Researchers from Aarhus University found that children with ADHD not only took longer to fall asleep than their peers but also experienced more disturbed sleep, including less deep sleep. On average, the children with ADHD slept 45 minutes less per night than children in the control group.
“Our study confirms what many parents have experienced, which is that children with ADHD take longer to fall asleep at night,” said Anne Virring Sørensen, PhD, from Aarhus University and a medical doctor at the Child and Adolescent Psychiatric Hospital in Risskov. “With our measurements, we can also see that these children experience more disturbed sleep, including less deep sleep.”
Looking beyond parent reports
Previous research has often relied on parents’ observations of their children’s sleep difficulties. While many studies reported that children with ADHD had trouble falling asleep, objective sleep studies produced inconsistent findings.
The Danish researchers used a different approach. Instead of having children sleep in a specialist sleep laboratory, they attached electrodes for a polysomnography study and allowed the children to sleep in their own homes. This may have provided a more realistic picture of their normal sleep patterns.
The results showed clear differences between the ADHD group and the control group, even when researchers focused only on children whose only diagnosis was ADHD.
An unexpected daytime finding
The researchers also examined daytime sleepiness using multiple sleep latency tests, which measure how quickly a person falls asleep.
Surprisingly, children with ADHD tended to fall asleep faster during the day than children in the control group.
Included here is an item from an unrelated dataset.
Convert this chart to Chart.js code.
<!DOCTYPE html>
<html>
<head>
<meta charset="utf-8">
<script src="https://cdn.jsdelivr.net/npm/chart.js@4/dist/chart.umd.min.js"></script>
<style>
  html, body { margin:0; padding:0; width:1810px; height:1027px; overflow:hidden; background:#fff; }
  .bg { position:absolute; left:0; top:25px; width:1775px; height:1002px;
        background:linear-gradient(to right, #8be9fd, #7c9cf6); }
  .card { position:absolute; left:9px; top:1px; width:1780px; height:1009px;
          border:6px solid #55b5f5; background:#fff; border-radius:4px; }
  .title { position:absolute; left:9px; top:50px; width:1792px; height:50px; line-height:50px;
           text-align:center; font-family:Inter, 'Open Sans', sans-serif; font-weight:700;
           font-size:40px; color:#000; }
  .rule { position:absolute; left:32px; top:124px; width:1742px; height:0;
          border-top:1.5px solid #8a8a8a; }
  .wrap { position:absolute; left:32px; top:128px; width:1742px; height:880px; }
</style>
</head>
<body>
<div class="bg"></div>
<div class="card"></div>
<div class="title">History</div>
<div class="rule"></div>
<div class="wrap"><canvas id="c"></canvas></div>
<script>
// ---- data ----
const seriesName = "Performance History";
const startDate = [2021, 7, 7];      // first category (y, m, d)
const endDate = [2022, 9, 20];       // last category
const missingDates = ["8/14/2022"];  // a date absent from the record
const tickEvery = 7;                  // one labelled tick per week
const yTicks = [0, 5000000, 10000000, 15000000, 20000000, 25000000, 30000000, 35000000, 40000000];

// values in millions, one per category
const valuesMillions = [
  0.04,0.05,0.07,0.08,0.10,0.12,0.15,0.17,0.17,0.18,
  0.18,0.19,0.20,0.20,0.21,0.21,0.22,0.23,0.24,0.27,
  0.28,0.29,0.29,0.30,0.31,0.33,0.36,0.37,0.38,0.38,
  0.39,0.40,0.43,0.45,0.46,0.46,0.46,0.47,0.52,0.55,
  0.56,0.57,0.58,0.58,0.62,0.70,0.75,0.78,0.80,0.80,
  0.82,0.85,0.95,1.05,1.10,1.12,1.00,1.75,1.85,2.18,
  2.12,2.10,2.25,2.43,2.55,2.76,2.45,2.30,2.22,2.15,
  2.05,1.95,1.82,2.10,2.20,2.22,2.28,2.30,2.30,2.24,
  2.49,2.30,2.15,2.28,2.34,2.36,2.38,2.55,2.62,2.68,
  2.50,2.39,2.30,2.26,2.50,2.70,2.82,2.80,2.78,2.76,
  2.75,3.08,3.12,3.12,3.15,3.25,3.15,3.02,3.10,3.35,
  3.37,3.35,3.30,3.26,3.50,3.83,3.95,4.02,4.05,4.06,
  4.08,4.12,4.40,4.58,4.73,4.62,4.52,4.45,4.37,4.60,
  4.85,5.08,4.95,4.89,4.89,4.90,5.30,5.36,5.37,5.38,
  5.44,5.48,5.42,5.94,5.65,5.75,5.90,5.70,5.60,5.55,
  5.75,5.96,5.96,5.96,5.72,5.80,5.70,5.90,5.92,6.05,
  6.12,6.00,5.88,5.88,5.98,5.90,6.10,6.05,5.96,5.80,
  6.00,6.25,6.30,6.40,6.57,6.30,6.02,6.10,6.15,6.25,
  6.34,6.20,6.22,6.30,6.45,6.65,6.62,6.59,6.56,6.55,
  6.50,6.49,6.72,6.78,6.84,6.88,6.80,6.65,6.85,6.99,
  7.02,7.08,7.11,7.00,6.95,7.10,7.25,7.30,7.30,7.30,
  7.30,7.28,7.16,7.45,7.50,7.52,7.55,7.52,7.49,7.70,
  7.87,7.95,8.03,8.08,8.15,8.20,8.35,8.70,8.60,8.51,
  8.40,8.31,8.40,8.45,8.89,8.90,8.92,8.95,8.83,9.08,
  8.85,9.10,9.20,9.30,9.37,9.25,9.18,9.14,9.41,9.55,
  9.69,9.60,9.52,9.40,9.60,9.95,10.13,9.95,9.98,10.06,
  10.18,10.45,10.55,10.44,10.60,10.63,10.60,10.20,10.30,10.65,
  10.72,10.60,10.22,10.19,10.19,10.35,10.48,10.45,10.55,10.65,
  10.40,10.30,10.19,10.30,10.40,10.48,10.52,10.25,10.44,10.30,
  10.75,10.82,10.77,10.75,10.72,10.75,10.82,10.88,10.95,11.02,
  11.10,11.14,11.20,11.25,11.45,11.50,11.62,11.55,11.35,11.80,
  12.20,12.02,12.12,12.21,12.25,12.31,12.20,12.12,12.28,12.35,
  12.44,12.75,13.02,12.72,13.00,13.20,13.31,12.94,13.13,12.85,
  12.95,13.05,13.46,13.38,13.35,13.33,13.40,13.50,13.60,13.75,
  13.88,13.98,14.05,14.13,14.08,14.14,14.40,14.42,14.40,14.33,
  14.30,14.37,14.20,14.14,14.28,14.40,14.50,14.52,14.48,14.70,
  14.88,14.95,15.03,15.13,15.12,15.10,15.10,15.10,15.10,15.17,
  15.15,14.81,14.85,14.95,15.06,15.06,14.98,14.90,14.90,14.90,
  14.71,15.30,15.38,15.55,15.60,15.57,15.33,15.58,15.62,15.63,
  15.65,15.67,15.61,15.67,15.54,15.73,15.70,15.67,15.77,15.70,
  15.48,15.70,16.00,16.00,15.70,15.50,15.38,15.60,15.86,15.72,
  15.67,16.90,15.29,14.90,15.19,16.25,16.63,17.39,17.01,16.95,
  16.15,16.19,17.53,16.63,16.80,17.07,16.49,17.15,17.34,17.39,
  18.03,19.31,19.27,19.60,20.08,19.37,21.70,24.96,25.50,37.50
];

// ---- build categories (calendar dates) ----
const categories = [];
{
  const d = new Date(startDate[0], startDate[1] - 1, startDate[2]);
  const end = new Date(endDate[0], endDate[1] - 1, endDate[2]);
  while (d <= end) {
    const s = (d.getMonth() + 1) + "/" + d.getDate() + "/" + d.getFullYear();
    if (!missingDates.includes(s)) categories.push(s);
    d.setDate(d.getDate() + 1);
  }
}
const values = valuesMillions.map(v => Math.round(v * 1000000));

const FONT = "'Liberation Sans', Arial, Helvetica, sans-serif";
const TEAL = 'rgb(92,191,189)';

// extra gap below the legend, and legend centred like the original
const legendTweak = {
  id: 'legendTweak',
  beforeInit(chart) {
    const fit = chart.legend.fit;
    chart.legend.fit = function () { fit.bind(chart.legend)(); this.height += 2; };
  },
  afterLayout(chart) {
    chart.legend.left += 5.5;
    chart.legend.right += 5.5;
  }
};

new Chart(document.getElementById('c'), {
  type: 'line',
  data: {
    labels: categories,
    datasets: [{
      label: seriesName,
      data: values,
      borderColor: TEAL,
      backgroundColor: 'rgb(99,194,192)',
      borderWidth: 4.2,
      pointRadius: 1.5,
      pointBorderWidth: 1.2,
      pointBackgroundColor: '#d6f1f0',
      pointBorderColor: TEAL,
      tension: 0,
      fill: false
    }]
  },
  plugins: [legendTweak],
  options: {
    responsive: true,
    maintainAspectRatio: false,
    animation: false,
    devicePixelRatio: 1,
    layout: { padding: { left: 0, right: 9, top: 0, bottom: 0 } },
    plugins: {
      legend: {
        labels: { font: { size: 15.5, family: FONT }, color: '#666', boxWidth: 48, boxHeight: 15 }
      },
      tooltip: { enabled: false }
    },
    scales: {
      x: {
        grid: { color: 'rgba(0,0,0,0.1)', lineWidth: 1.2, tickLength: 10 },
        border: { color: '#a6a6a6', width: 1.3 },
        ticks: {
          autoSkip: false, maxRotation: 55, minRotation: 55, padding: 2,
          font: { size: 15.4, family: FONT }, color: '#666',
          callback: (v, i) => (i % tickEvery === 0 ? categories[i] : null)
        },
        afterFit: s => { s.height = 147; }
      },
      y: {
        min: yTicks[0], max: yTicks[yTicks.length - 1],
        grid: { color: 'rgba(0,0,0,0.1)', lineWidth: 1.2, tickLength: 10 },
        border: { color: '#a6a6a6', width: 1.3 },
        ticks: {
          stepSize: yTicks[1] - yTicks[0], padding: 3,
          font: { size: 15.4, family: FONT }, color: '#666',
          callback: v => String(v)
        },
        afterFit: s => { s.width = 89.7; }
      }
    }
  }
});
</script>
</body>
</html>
This finding appears contradictory at first glance. ADHD is commonly associated with hyperactivity, yet the children with ADHD showed greater daytime sleepiness. The researchers suggest that poor nighttime sleep may help explain this pattern, though further research is needed to fully understand the relationship.
Why sleep matters
Sleep plays a critical role in attention, memory, learning, emotional regulation, and overall health. Children who consistently get insufficient or poor-quality sleep may struggle to concentrate, follow instructions, remember information, and regulate their behavior.
Because these are also common challenges for children with ADHD, understanding the connection between ADHD and sleep could have important implications for both assessment and treatment.
Many children with ADHD are prescribed medication to help them fall asleep. However, none of the children in this study received sleep medication during the study, allowing the researchers to observe their natural sleep patterns.
An important step forward
According to Sørensen, the findings provide important validation for parents and clinicians who have long suspected a connection between ADHD and poor sleep.
The next step, she says, is to better understand the nature of that relationship and develop more effective interventions.
The study was published in the Journal of Sleep Research.
About the study
- 76 children with ADHD participated in the study.
- The average age of the children was 9.6 years.
- The control group consisted of 25 healthy children.
- Researchers conducted overnight sleep studies (polysomnography) and daytime sleep latency tests.
- The study is the largest to date to combine both methods in children with and without ADHD.
- Researchers from Aarhus University, Aarhus University Hospital Risskov, Rigshospitalet, and the University of Copenhagen collaborated on the project.